FCC Decision To End Net Neutrality Protections Expected To Face Legal Opposition

Lawsuits are likely to be filed as a result of yesterday’s vote from the Federal Communications Commission to approve Chairman Ajit Pai’s plan that ends net neutrality protections and allows for the internet to remain free and open.

In 2015 the FCC adopted net neutrality safeguards, preserving the right to communicate freely online and forbidding powerful companies such as AT&T, Comcast, and Verizon to discriminate over applications or content that is carried on their networks.

A former Verizon and Trump appointment, Ajit Pai’s recently FCC approved plan to end net neutrality protections gives ISP’s from broadband providers such as AT&T or Verizon more leverage to block or slow the speed of content viewed over the internet from internet streaming companies like Amazon, Netflix, or YouTube.

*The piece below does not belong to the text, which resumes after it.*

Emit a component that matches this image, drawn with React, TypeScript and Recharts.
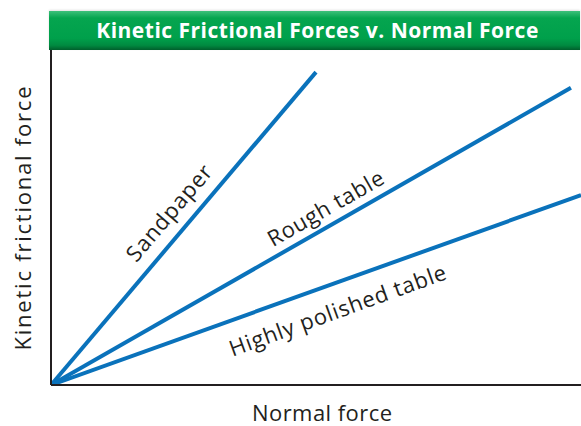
import React from 'react';
import {
  LineChart,
  Line,
  XAxis,
  YAxis,
  ReferenceDot,
} from 'recharts';

// each surface is a straight line from the origin
const surfaces = ['Sandpaper', 'Rough table', 'Highly polished table'];
const normalForceEnd = [50, 98.1, 100];
const frictionEnd = [93.4, 88.7, 56.7];

// where the names sit along the lines (data units), their tilt and run length
const labelAt = [
  { x: 22.1, y: 51.6, tilt: -49.5, len: 119 },
  { x: 51.7, y: 53.1, tilt: -29.7, len: 130 },
  { x: 54.0, y: 22.6, tilt: -19.9, len: 229 },
];

const BLUE = '#0a72bb';
const INK = '#231f20';
const FONT = '"Open Sans", "Noto Sans", sans-serif';

const YTitle = (props: any) => {
  const { viewBox } = props;
  const cx = viewBox.x + 22;
  const cy = viewBox.y + viewBox.height / 2 + 1;
  return (
    <text
      x={cx}
      y={cy}
      transform={`rotate(-90, ${cx}, ${cy})`}
      textAnchor="middle"
      dominantBaseline="central"
      fontSize={22}
      textLength={264}
      lengthAdjust="spacing"
      fill={INK}
      fontFamily={FONT}
    >
      Kinetic frictional force
    </text>
  );
};

const XTitle = (props: any) => {
  const { viewBox } = props;
  return (
    <text
      x={viewBox.x + viewBox.width / 2 + 6}
      y={viewBox.y + 36}
      textAnchor="middle"
      fontSize={22}
      textLength={140}
      lengthAdjust="spacing"
      fill={INK}
      fontFamily={FONT}
    >
      Normal force
    </text>
  );
};

const LineName = ({ viewBox, text, tilt, len }: any) => {
  const cx = viewBox.x + viewBox.width / 2;
  const cy = viewBox.y + viewBox.height / 2;
  return (
    <text
      x={cx}
      y={cy}
      transform={`rotate(${tilt}, ${cx}, ${cy})`}
      textAnchor="middle"
      dominantBaseline="central"
      fontSize={22}
      textLength={len}
      lengthAdjust="spacing"
      fill={INK}
      fontFamily={FONT}
    >
      {text}
    </text>
  );
};

export default function App() {
  return (
    <div style={{ position: 'absolute', left: 0, top: 0, width: 581, height: 426, background: '#fff' }}>
      <div
        style={{
          position: 'absolute',
          left: 49,
          top: 11,
          width: 531,
          height: 39,
          background: 'linear-gradient(to bottom, #3cc07a 0%, #05a54f 18%, #00a04b 70%, #008a40 88%, #005f2c 100%)',
          boxShadow: '0 -1px 2px rgba(0,0,0,0.12)',
          color: '#fff',
          fontFamily: FONT,
          fontWeight: 700,
          fontSize: 21,
          letterSpacing: 0.5,
          lineHeight: '39px',
          textAlign: 'center',
          paddingLeft: 6,
          boxSizing: 'border-box',
          whiteSpace: 'nowrap',
        }}
      >
        Kinetic Frictional Forces v. Normal Force
      </div>
      <LineChart width={581} height={426} margin={{ top: 50, right: 0, bottom: 0, left: 0 }}>
        <XAxis
          type="number"
          dataKey="x"
          domain={[0, 100]}
          allowDataOverflow
          height={41}
          tick={false}
          tickLine={false}
          axisLine={{ stroke: INK, strokeWidth: 2 }}
          label={<XTitle />}
        />
        <YAxis
          type="number"
          dataKey="y"
          domain={[0, 100]}
          allowDataOverflow
          width={51}
          tick={false}
          tickLine={false}
          axisLine={{ stroke: INK, strokeWidth: 2 }}
          label={<YTitle />}
        />
        {surfaces.map((name, i) => (
          <Line
            key={name}
            data={[
              { x: 0, y: 0 },
              { x: normalForceEnd[i], y: frictionEnd[i] },
            ]}
            dataKey="y"
            stroke={BLUE}
            strokeWidth={4}
            dot={false}
            activeDot={false}
            isAnimationActive={false}
          />
        ))}
        {surfaces.map((name, i) => (
          <ReferenceDot
            key={`lbl-${name}`}
            x={labelAt[i].x}
            y={labelAt[i].y}
            r={0}
            fill="none"
            stroke="none"
            label={<LineName text={name} tilt={labelAt[i].tilt} len={labelAt[i].len} />}
          />
        ))}
      </LineChart>
    </div>
  );
}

Net neutrality doesn’t permit the ISP’s from large broadband companies to shape which applications, content, and websites over the internet will succeed.

By ending net neutrality protections, these large companies holding ISP’s could slow down the speed of their competition from growing companies like Amazon or Netflix while charging more fees, and will have more leverage to block political opinions from websites they don’t support or want to see thrive.

Free speech activists were alarmed and disappointed by yesterday’s decision from the FCC to end net neutrality protections which has the appearance of working against Title II of the Communication Act that was upheld in court in 2015 after designating broadband providers as telecommunication companies and subject to giving internet users the strongest net neutrality protections.

Without net neutrality, ISP’s from broadband providers have greater power to impact the internet’s open and level playing field and block free speech.

Netflix tweeted yesterday that they were disappointed in the decision to gut net neutrality protections that ushered in an unprecedented era of innovation, creativity, and civic engagement. Netflix tweeted this is the beginning of a longer legal battle and noted that they stand with innovators, large &small, to oppose this misguided FCC order.